The painter Ventura Miera
1866. Oil on canvas.Not on display
The portrayed person seats almost frontally –his torso slightly turned to his right– in a frame that excludes his legs. He clasps his hands on his right knee, which is mounted on the other in a magnificent exercise in foreshortening. This lends vivacity and even dynamism to this type of portrait, often very static. He wears a brown Spanish cloak with a metal clasp and button, a dark grey jacket and waistcoat, and a bluish-grey bow tie with a white border. Underneath he wears a white shirt, the cuffs of which are also visible; and his trousers are light grey, almost white. The face has that sense of immediacy that reveals the anecdotal nature of the slightly drooping lenses on the side turned slightly toward the viewer –a subtle asymmetry that reinforces the rupture of the static–. He gazes fixedly at the viewer, with a hint of impatient impertinence. The folding of the cape practically conceals the armchair, so that the portrayed person –whose fingers are also strikingly slender– has no other spatial framing than that provided by the unused canvas in its corresponding stretcher. Although it is still foreshortened, it effectively frames the figure of the painter. In addition to this attribute, the artist´s most striking instruments, the palette and brushes, rest on the small table in the lower right-hand corner. The signature appears in that corner, and in order not to go unnoticed, the artist places it in the open drawer from which papers peep out foreshortened.
The execution displays a certain energy, which is evident in the hands, shirt collar and bow tie, but above all in the inanimate objects in the lower right corner.

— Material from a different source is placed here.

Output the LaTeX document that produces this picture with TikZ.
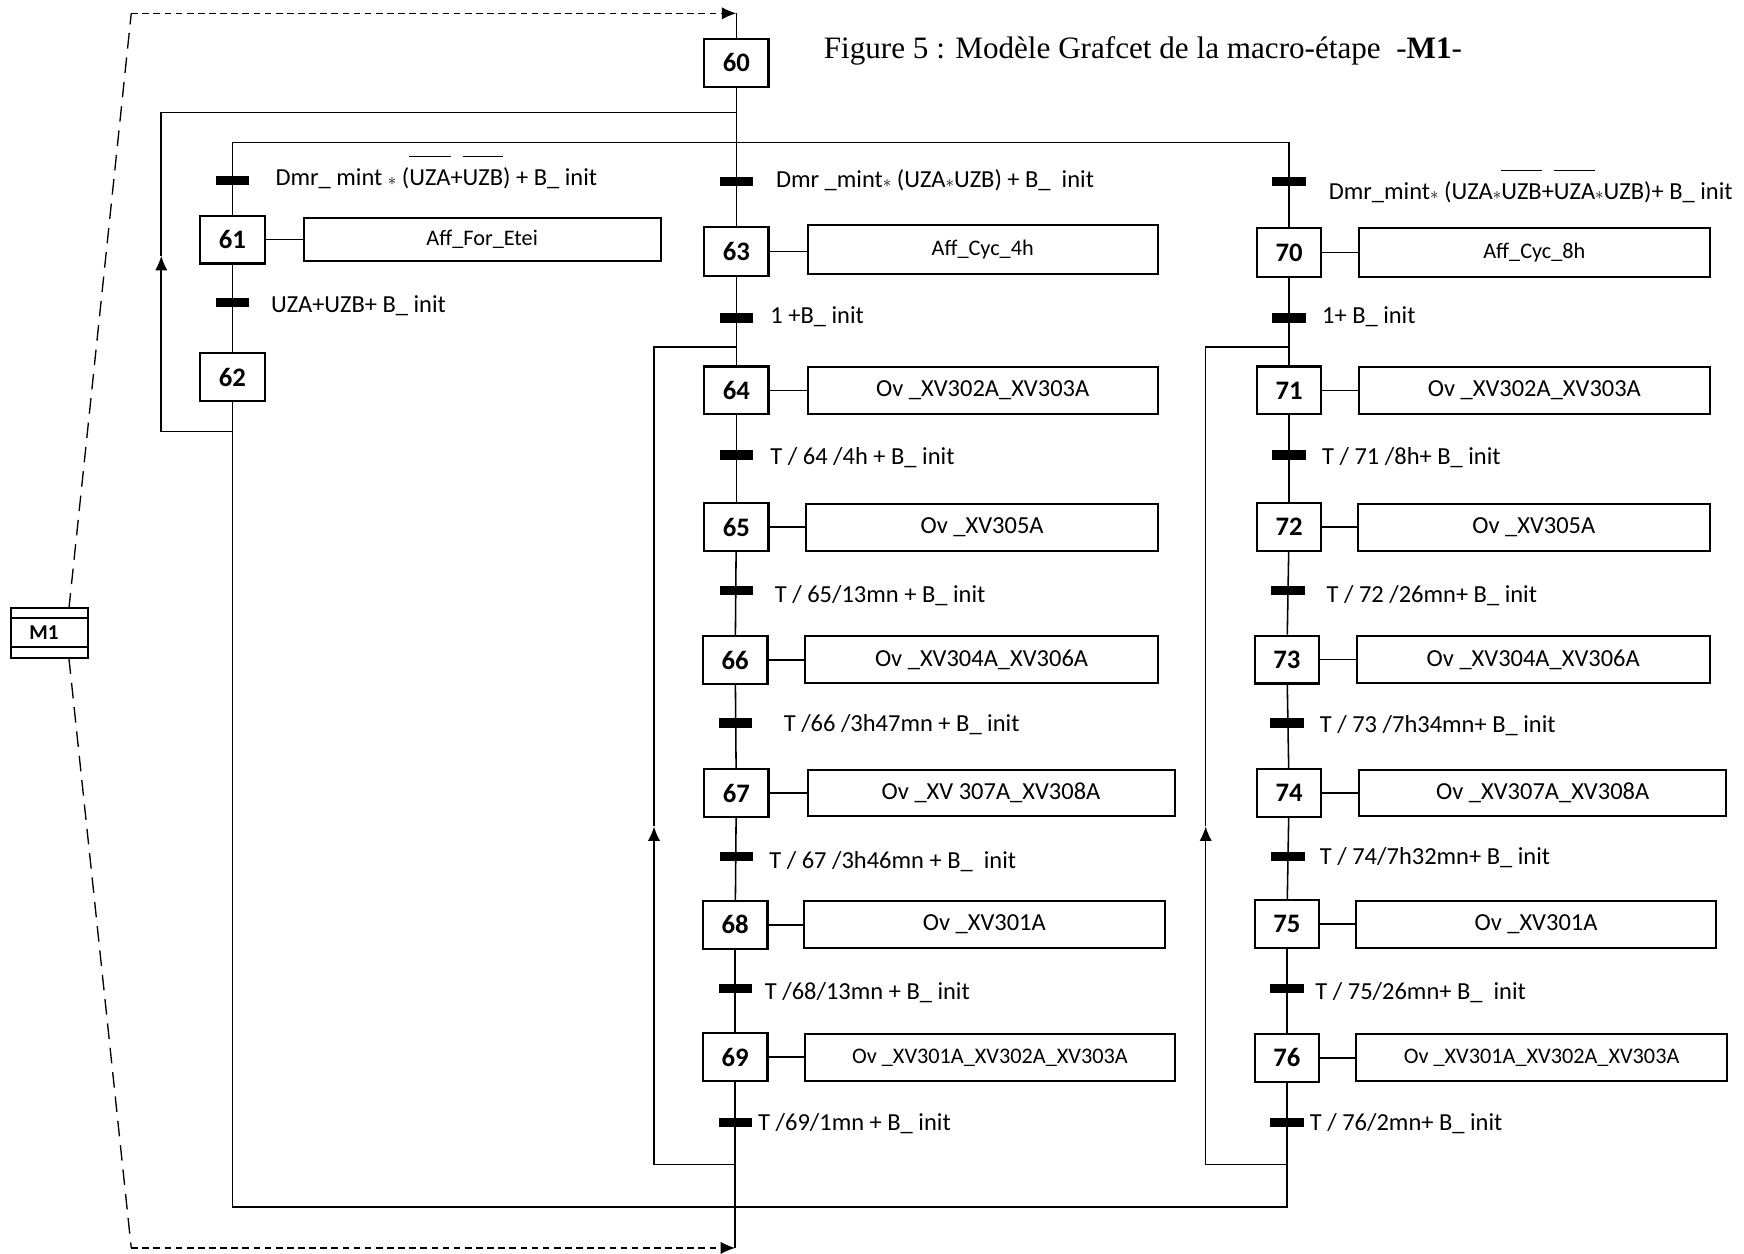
\documentclass[tikz,border=0pt]{standalone}
\usepackage{fontspec}
\setmainfont{Carlito}
\newfontfamily\titlefont{Liberation Serif}
\usetikzlibrary{arrows.meta}
\newcommand{\mstar}{\scalebox{0.7}{$\ast$}}
\newcommand{\ovl}[1]{$\overline{\raisebox{0pt}[1.05em]{#1}}$}
\begin{document}
\begin{tikzpicture}[x=0.5pt,y=-0.5pt,
  line width=0.7pt,
  stepbox/.style={draw, line width=1pt, minimum width=29pt, minimum height=21.5pt, inner sep=0pt, font=\bfseries\fontsize{12}{12}\selectfont},
  actbox/.style={draw, line width=0.9pt, minimum height=21pt, inner sep=0pt, font=\fontsize{11}{12}\selectfont},
  actsmall/.style={actbox, font=\fontsize{10}{11}\selectfont},
  trbar/.style={fill=black, draw=none, minimum width=15pt, minimum height=4.2pt, inner sep=0pt},
  lbl/.style={anchor=base west, inner sep=0pt, font=\fontsize{11}{13}\selectfont},
  dashA/.style={dash pattern=on 7pt off 4pt, line width=0.6pt},
  dashB/.style={dash pattern=on 3pt off 2pt, line width=0.6pt},
  arr/.style={-{Latex[length=6.5pt,width=5.5pt]}}
]
\useasboundingbox (0,0) rectangle (1568,1127);

% title
\node[anchor=base west, inner sep=0pt, font=\titlefont\fontsize{14}{16}\selectfont] (title) at (740,53) {Figure 5 : Modèle Grafcet de la macro-étape\ \ -\textbf{M1}-};

% macro step M1
\node[draw, line width=0.9pt, minimum width=34.5pt, minimum height=22.5pt, inner sep=0pt, font=\bfseries\fontsize{9.5}{10}\selectfont] (m1) at (44.5,569) {\hspace*{-5pt}M1};
\draw[line width=0.9pt] (m1.north west) ++(0,10) -- ++(69,0);
\draw[line width=0.9pt] (m1.south west) ++(0,-11) -- ++(69,0);

% steps
\node[stepbox] (s60) at (662,56.5) {60};
\node[stepbox] (s61) at (209,215.5) {61};
\node[stepbox] (s62) at (209,339) {62};
\node[stepbox, minimum height=22pt] (s63) at (662,226) {63};
\node[stepbox] (s64) at (662,351) {64};
\node[stepbox] (s65) at (662,474) {65};
\node[stepbox] (s66) at (661,593.5) {66};
\node[stepbox] (s67) at (662,713) {67};
\node[stepbox] (s68) at (661,831.5) {68};
\node[stepbox] (s69) at (661,950.5) {69};
\node[stepbox, minimum height=22pt] (s70) at (1159,227) {70};
\node[stepbox] (s71) at (1159,351) {71};
\node[stepbox] (s72) at (1159,474) {72};
\node[stepbox] (s73) at (1157,593) {73};
\node[stepbox] (s74) at (1159,713) {74};
\node[stepbox] (s75) at (1157,831) {75};
\node[stepbox] (s76) at (1157,951) {76};

% actions
\node[actsmall, minimum width=160.5pt, minimum height=19.5pt] (a61) at (433.5,215.5) {Aff\_For\_Etei};
\node[actsmall, minimum width=157.5pt, minimum height=22pt] (a63) at (883.5,224) {Aff\_Cyc\_4h};
\node[actbox, minimum width=157.5pt] (a64) at (883.5,351) {Ov \_XV302A\_XV303A};
\node[actbox, minimum width=158pt] (a65) at (883,474) {Ov \_XV305A};
\node[actbox, minimum width=158.5pt] (a66) at (882.5,593) {Ov \_XV304A\_XV306A};
\node[actbox, minimum width=165pt] (a67) at (891,713) {Ov \_XV 307A\_XV308A};
\node[actbox, minimum width=162pt] (a68) at (885,831) {Ov \_XV301A};
\node[actsmall, minimum width=166pt] (a69) at (890,951) {Ov \_XV301A\_XV302A\_XV303A};
\node[actsmall, minimum width=157.5pt, minimum height=22pt] (a70) at (1379.5,227) {Aff\_Cyc\_8h};
\node[actbox, minimum width=157.5pt] (a71) at (1379.5,351) {Ov \_XV302A\_XV303A};
\node[actbox, minimum width=158pt] (a72) at (1379,474) {Ov \_XV305A};
\node[actbox, minimum width=158.5pt] (a73) at (1378.5,593) {Ov \_XV304A\_XV306A};
\node[actbox, minimum width=165pt] (a74) at (1387,713) {Ov \_XV307A\_XV308A};
\node[actbox, minimum width=162pt] (a75) at (1381,831) {Ov \_XV301A};
\node[actsmall, minimum width=167pt] (a76) at (1386,951) {Ov \_XV301A\_XV302A\_XV303A};

\foreach \n in {61,63,64,65,66,67,68,69,70,71,72,73,74,75,76}
  \draw (s\n.east) -- (s\n.east -| a\n.west);

% coordinates
\coordinate (top) at (662,12);
\coordinate (bot) at (661,1122);
\coordinate (m1t) at (62,547);
\coordinate (m1b) at (62,592);
\coordinate (dt) at (118,12);
\coordinate (db) at (118,1122);
\coordinate (j1) at (662,101);
\coordinate (j1l) at (145,101);
\coordinate (l62) at (145,388);
\coordinate (l62b) at (209,388);
\coordinate (l62arr) at (145,230);
\coordinate (d1) at (209,128);
\coordinate (d2) at (1159,128);
\coordinate (c1) at (209,1085);
\coordinate (c2) at (1157,1085);
\coordinate (ml1) at (661,1047);
\coordinate (ml2) at (588,1047);
\coordinate (mlarr) at (588,743);
\coordinate (ml3) at (588,312);
\coordinate (ml4) at (662,312);
\coordinate (rl1) at (1157,1047);
\coordinate (rl2) at (1084,1047);
\coordinate (rlarr) at (1084,743);
\coordinate (rl3) at (1084,312);
\coordinate (rl4) at (1159,312);

% dashed macro links
\draw[dashA] (m1t) -- (dt);
\draw[dashB, arr] (dt) -- (top);
\draw[dashA] (m1b) -- (db);
\draw[dashB, arr] (db) -- (bot);

% main links
\draw (top) -- (s60.north);
\draw (s60.south) -- (s63.north);
\draw (s61.north) -- (d1) -- (d2) -- (s70.north);
\draw (s61) -- (s62);
\draw (s62.south) -- (c1) -- (c2) -- (s76.south);
\draw (l62b) -- (l62);
\draw[arr] (l62) -- (l62arr);
\draw (l62arr) -- (j1l) -- (j1);
\foreach \a/\b in {63/64,64/65,65/66,66/67,67/68,68/69,70/71,71/72,72/73,73/74,74/75,75/76}
  \draw (s\a) -- (s\b);
\draw (s69.south) -- (bot);
\draw (ml1) -- (ml2);
\draw[arr] (ml2) -- (mlarr);
\draw (mlarr) -- (ml3) -- (ml4);
\draw (rl1) -- (rl2);
\draw[arr] (rl2) -- (rlarr);
\draw (rlarr) -- (rl3) -- (rl4);

% transition bars
\node[trbar] (tr1) at (209,162) {};
\node[trbar] (tr2) at (209,272) {};
\node[trbar] (tr3) at (662,163) {};
\node[trbar] (tr4) at (662,286) {};
\node[trbar] (tr5) at (662,409) {};
\node[trbar] (tr6) at (662,531) {};
\node[trbar] (tr7) at (661,650) {};
\node[trbar] (tr8) at (662,770) {};
\node[trbar] (tr9) at (661,889) {};
\node[trbar] (tr10) at (661,1009) {};
\node[trbar] (tr11) at (1159,163) {};
\node[trbar] (tr12) at (1159,286) {};
\node[trbar] (tr13) at (1159,409) {};
\node[trbar] (tr14) at (1158,531) {};
\node[trbar] (tr15) at (1157,650) {};
\node[trbar] (tr16) at (1158,770) {};
\node[trbar] (tr17) at (1157,889) {};
\node[trbar] (tr18) at (1157,1009) {};

% transition labels
\node[lbl] (l1) at (247,167) {Dmr\_ mint \mstar{} (\ovl{UZA}+\ovl{UZB}) + B\_ init};
\node[lbl] (l2) at (243,281) {UZA+UZB+ B\_ init};
\node[lbl] (l3) at (697,169) {Dmr \_mint\mstar{} (UZA\mstar{}UZB) + B\_\ \ init};
\node[lbl] (l4) at (692,291) {1 +B\_ init};
\node[lbl] (l5) at (692,418) {T / 64 /4h + B\_ init};
\node[lbl] (l6) at (696,542) {T / 65/13mn + B\_ init};
\node[lbl] (l7) at (704,658) {T /66 /3h47mn + B\_ init};
\node[lbl] (l8) at (691,781) {T / 67 /3h46mn + B\_\ \ init};
\node[lbl] (l9) at (687,899) {T /68/13mn + B\_ init};
\node[lbl] (l10) at (681,1016) {T /69/1mn + B\_ init};
\node[lbl] (l11) at (1194,179) {Dmr\_mint\mstar{} (UZA\mstar\ovl{UZB}+\ovl{UZA}\mstar{}UZB)+ B\_ init};
\node[lbl] (l12) at (1188,291) {1+ B\_ init};
\node[lbl] (l13) at (1188,418) {T / 71 /8h+ B\_ init};
\node[lbl] (l14) at (1192,542) {T / 72 /26mn+ B\_ init};
\node[lbl] (l15) at (1186,659) {T / 73 /7h34mn+ B\_ init};
\node[lbl] (l16) at (1186,777) {T / 74/7h32mn+ B\_ init};
\node[lbl] (l17) at (1182,899) {T / 75/26mn+ B\_\ \ init};
\node[lbl] (l18) at (1177,1016) {T / 76/2mn+ B\_ init};
\end{tikzpicture}
\end{document}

The face, with its dark, somewhat sallow qualities, also has the furrow of a few brighter brushstrokes. This is noticeable on the left temple.
The portrayed person is the Madrid painter Ventura Miera López de la Fuente, a pupil of the San Fernando Academy and a disciple of Vicente López. It seems evident that the motivation for this painting is not an artistic status of the portrayed person but rather the friendship between the two painters.(Casado, E. in: ‘Vicente Palmaroli González. The painter Ventura Miera´, Painted artists. Portraits of 19th century painters and sculptors at the Museo del Prado. Museo del Prado, 1997, pp. 112–113.)